Now I just have to deal with the fallout and I'll start by posting a restatement and re-evaluation of the Cyclone thesis here in the near future.      

Thursday, April 4, 2013

The Reds, Of Course, Were Not Allowed To Score A Run

On April 28 the amateur Red Stocking Club of St. Louis, called so in compliment to the Boston champions, met the professional White Stocking nine.  The players of the St. Louis "Reds" are lithe and active youngsters, who go in for fielding skill in preference to heavy hitting, and on this special occasion they gave the Chicago professionals about as close a fight as they are likely to have in their championship battles in the professional arena.  The contest up to the close of the fifth inning was marked by one of the prettiest displays of fielding ever seen in St. Louis, neither side scoring a single run.  In the sixth inning, owing to a wild throw of Redmond's, the Chicagos escaped a blank, and before the inning closed they had credited themselves with four runs, not one of which was earned.  In the seventh and eighth innings the "Reds" again "whitewashed" the "Whites," and it was only in the last inning that the Chicago nine even came near earning a run, errors giving them two more, which made their total 5.  The "Reds," of course, were not allowed to score a run.  The game was witnessed by a numerous assemblage of spectators, and the result of the game, so different from that anticipated, will have a tendency to give a new interest to the national pastime in St.

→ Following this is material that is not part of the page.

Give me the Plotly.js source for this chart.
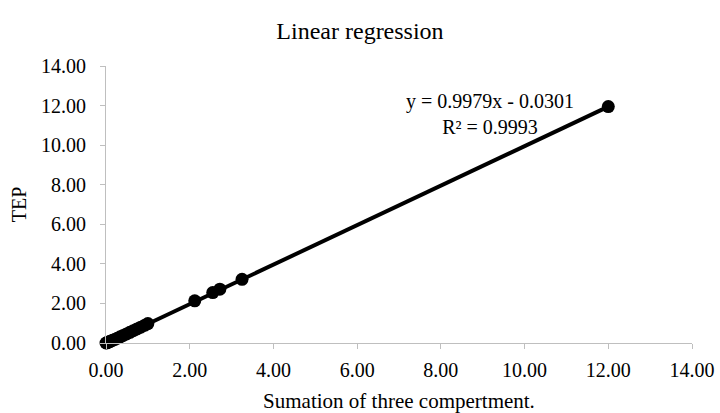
<!DOCTYPE html>
<html>
<head>
<meta charset="utf-8">
<script src="https://cdn.plot.ly/plotly-3.0.1.min.js"></script>
<style>html,body{margin:0;padding:0;background:#fff;}#chart{width:720px;height:413px;}</style>
</head>
<body>
<div id="chart"></div>
<script>
// Data
const sumThree = [0.00, 0.02, 0.04, 0.06, 0.09, 0.12, 0.16, 0.21, 0.27, 0.34, 0.41, 0.49, 0.57, 0.65, 0.74, 0.83, 0.93, 1.00, 2.12, 2.55, 2.72, 3.25, 12.00];
const tep      = [0.00, 0.01, 0.03, 0.05, 0.07, 0.10, 0.14, 0.18, 0.24, 0.31, 0.38, 0.46, 0.54, 0.62, 0.71, 0.80, 0.90, 0.98, 2.13, 2.55, 2.72, 3.22, 11.95];
const slope = 0.9979;
const intercept = -0.0301;
const rSquared = 0.9993;
const axisTicks = [0, 2, 4, 6, 8, 10, 12, 14];

const xMin = Math.min(...sumThree), xMax = Math.max(...sumThree);
const trendX = [xMin, xMax];
const trendY = trendX.map(v => slope * v + intercept);

const font = 'Liberation Serif';

const traces = [
  {x: trendX, y: trendY, mode: 'lines', line: {color: '#000', width: 4}, cliponaxis: false, hoverinfo: 'skip', showlegend: false},
  {x: sumThree, y: tep, mode: 'markers', marker: {color: '#000', size: 13}, cliponaxis: false, showlegend: false}
];

const axisCommon = {
  range: [0, 14], tickvals: axisTicks, tickformat: '.2f',
  showgrid: false, zeroline: false, showline: true, linecolor: '#bfbfbf', linewidth: 1,
  ticks: 'outside', ticklen: 5, tickcolor: '#bfbfbf',
  tickfont: {family: font, size: 20, color: '#000'}
};

const layout = {
  width: 720, height: 413,
  margin: {l: 106, r: 28, t: 66, b: 70},
  paper_bgcolor: '#fff', plot_bgcolor: '#fff',
  font: {family: font, color: '#000'},
  title: {text: 'Linear regression', font: {family: font, size: 24, color: '#000'}, x: 0.5, xanchor: 'center', y: 0.927, yanchor: 'middle', yref: 'container'},
  xaxis: Object.assign({}, axisCommon, {ticklabelstandoff: 4, title: {text: 'Sumation of three compertment.', font: {family: font, size: 21, color: '#000'}, standoff: 17}}),
  yaxis: Object.assign({}, axisCommon, {ticklabelstandoff: 10, title: {text: 'TEP', font: {family: font, size: 20, color: '#000'}, standoff: 9}}),
  annotations: [{
    x: 9.18, y: 11.55, xref: 'x', yref: 'y', showarrow: false,
    text: 'y = ' + slope.toFixed(4) + 'x - ' + Math.abs(intercept).toFixed(4) + '<br>R² = ' + rSquared.toFixed(4),
    align: 'center', xanchor: 'center', yanchor: 'middle',
    font: {family: font, size: 20, color: '#000'}
  }]
};

Plotly.newPlot('chart', traces, layout, {displayModeBar: false, staticPlot: true});
</script>
</body>
</html>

Louis.
-Mears Baseball Scrapbook, Volume 2, 1870-1877

I'm always entertained, for some reason, by the whipping the Chicagos gave to the St. Louis clubs in 1874.  They went through the best that St. Louis had to offer like a knife through butter, like Sherman marching through the South, like something something through a goose.  And it's an important moment in the history of St. Louis baseball.  When the Chicagos got through chewing bubble gum and kicking butt, the baseball fraternity in St. Louis realized that it was time to put together a serious professional club, leading to the birth of the Brown Stockings.